Cyclones and hurricanes may sound like different kinds of natural disasters, but these tropical systems are actually quite similar. The two storms fall under the overarching category of "tropical cyclone," which is "a rapid rotating storm originating over tropical oceans from where it draws the energy to develop," according to the World Meteorological Organization (WMO).
The biggest difference is the terminology we used to distinguish them depending on their geographic locations:
A tropical cyclone that reaches speeds of at least 74 miles per hour (119 kilometers per hour) and takes place in the Caribbean, the Gulf of Mexico, the North Atlantic Ocean and the central North Pacific Ocean is referred to as a hurricane.
Those that occur in the Northern Indian Ocean (the Bay of Bengal and Arabian Sea) are called tropical cyclones.
In the western South Pacific and southeast Indian Ocean, these storms are known as severe tropical cyclones.

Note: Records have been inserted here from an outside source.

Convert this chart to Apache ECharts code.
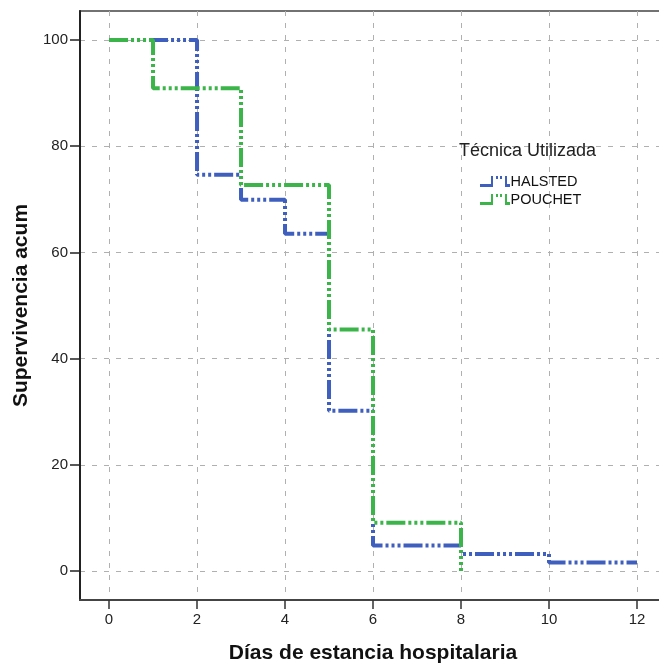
<!DOCTYPE html>
<html>
<head>
<meta charset="utf-8">
<script src="https://cdn.jsdelivr.net/npm/echarts@6/dist/echarts.min.js"></script>
<style>html,body{margin:0;padding:0;background:#fff}#c{width:659px;height:666px}</style>
</head>
<body>
<div id="c"></div>
<script>
// Data
const seriesNames = ['HALSTED', 'POUCHET'];
const halstedDays = [0, 2, 3, 4, 5, 6, 8, 10, 12];
const halstedSurv = [100, 74.6, 69.9, 63.5, 30.2, 4.8, 3.2, 1.6, 1.6];
const pouchetDays = [0, 1, 3, 5, 6, 8];
const pouchetSurv = [100, 90.9, 72.7, 45.5, 9.1, 0];
const xTicks = [0, 2, 4, 6, 8, 10, 12];
const yTicks = [0, 20, 40, 60, 80, 100];
const legendTitle = 'Técnica Utilizada';
const xName = 'Días de estancia hospitalaria';
const yName = 'Supervivencia acum';

const colors = ['#3e5fbd', '#3bb54a'];
const dashPattern = [19, 3, 3, 3, 3, 3, 3, 3];
const iconPath = 'path://M0,8L11,8L11,0L13,0L13,11L0,11Z M16,0L18,0L18,3L16,3Z M20,0L22,0L22,3L20,3Z M25,0L27,0L27,8L30,8L30,11L25,11Z';
const FONT = 'Liberation Sans, Arial, sans-serif';

function pairs(xs, ys) { return xs.map((x, i) => [x, ys[i]]); }

const chart = echarts.init(document.getElementById('c'), null, {renderer: 'canvas'});
chart.setOption({
  animation: false,
  backgroundColor: '#fff',
  textStyle: {fontFamily: FONT},
  title: {
    text: legendTitle, left: 454, top: 137,
    textStyle: {fontSize: 18, fontWeight: 'normal', color: '#222', fontFamily: FONT}
  },
  legend: {
    orient: 'vertical', left: 475, top: 169,
    itemWidth: 31, itemHeight: 11, itemGap: 3,
    icon: iconPath,
    textStyle: {fontSize: 14.5, color: '#111', padding: [0, 0, 0, -5], fontFamily: FONT},
    itemStyle: {borderWidth: 0},
    data: seriesNames
  },
  grid: {left: 80, right: -12, top: 11, bottom: 66, outerBoundsMode: 'none', containLabel: false,
    show: true, borderColor: '#444', borderWidth: 1.5, backgroundColor: 'transparent'},
  xAxis: {
    type: 'value', min: -0.66, max: 12.773,
    name: xName, nameLocation: 'middle', nameGap: 43,
    nameTextStyle: {fontSize: 21, fontWeight: 'bold', color: '#111', fontFamily: FONT, padding: [0, 5, 0, 0]},
    axisLine: {show: true, onZero: false, lineStyle: {color: '#444', width: 2}},
    axisTick: {show: true, length: 9, customValues: xTicks, lineStyle: {color: '#333', width: 1.5}},
    axisLabel: {customValues: xTicks, fontSize: 15, color: '#222', margin: 12, fontFamily: FONT},
    splitLine: {show: true, lineStyle: {color: '#b0b0b0', type: [5, 7], width: 1}}
  },
  yAxis: {
    type: 'value', min: -5.46, max: 105.46,
    name: yName, nameLocation: 'middle', nameGap: 44,
    nameTextStyle: {fontSize: 21, fontWeight: 'bold', color: '#111', fontFamily: FONT},
    axisLine: {show: true, onZero: false, lineStyle: {color: '#222', width: 2}},
    axisTick: {show: true, length: 10, customValues: yTicks, lineStyle: {color: '#222', width: 1.5}},
    axisLabel: {customValues: yTicks, fontSize: 15, color: '#222', margin: 12, fontFamily: FONT},
    splitLine: {show: true, lineStyle: {color: '#b0b0b0', type: [5, 7], width: 1}}
  },
  series: [
    {
      name: seriesNames[0], type: 'line', step: 'end', symbol: 'none',
      data: pairs(halstedDays, halstedSurv),
      itemStyle: {color: colors[0]},
      lineStyle: {color: colors[0], width: 4, type: dashPattern}
    },
    {
      name: seriesNames[1], type: 'line', step: 'end', symbol: 'none',
      data: pairs(pouchetDays, pouchetSurv),
      itemStyle: {color: colors[1]},
      lineStyle: {color: colors[1], width: 4, type: dashPattern}
    }
  ]
});
</script>
</body>
</html>
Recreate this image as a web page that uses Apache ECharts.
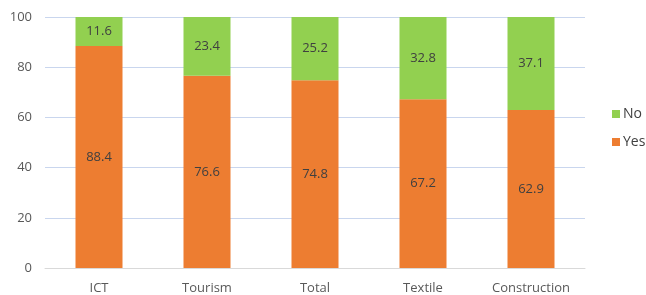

In the North Pacific the correct term is typhoon.
So why the different names? Well for one, hurricanes, cyclones and typhoons originate in specific locales on the globe and they form during different seasons. The tropical cyclone season in the Northern Indian Ocean, which includes the Bay of Bengal and Arabian Sea, has two peaks of activity. The first occurs from April until June and the second is from September until December. The strongest cyclones occur during the fall peak.
The Atlantic hurricane season, on the other hand, runs from June 1 to Nov. 30. But the most powerful and most destructive hurricanes usually occur in August, September and early October for several reasons: This is when African easterly waves are most developed; wind shear that can destroy potential tropical cyclones tends to be low; sea-surface temperatures are at their peak; and atmosphere instability also rises in the fall.
In the North Pacific, typhoons typically form from May through October, although they can generate all year.
The worst place for these storms is in the Bay of Bengal, where 26 of the world's 35 deadliest tropical cyclones have been recorded. In May 2020, Super Cyclone Amphan made landfall in eastern India as the strongest storm ever recorded in the Bay of Bengal.
What makes it so deadly? Well the Bay of Bengal is the world's largest bay, and it's bordered by India, Bangladesh, Myanmar and Indonesia. It's highly cyclone-prone because its shallow and concave bays are ideal for funneling cyclones as the storms travel, according to BBC. These bays, paired with a high sea surface temperature, are the perfect criteria for extreme cyclones.
But hurricanes in the Atlantic also are increasing in strength — and climate change may be the cause, according to a June 2020 paper published in the journal Proceedings of the National Academy of Sciences. Researchers studied 39 years' worth of data to determine that not only are storms getting stronger, but major tropical cyclones also are increasing in frequency. This trend could be a "perfect coincidence of other trends," according to Live Science, but the models and real-world observations indicate climate change is most likely to blame.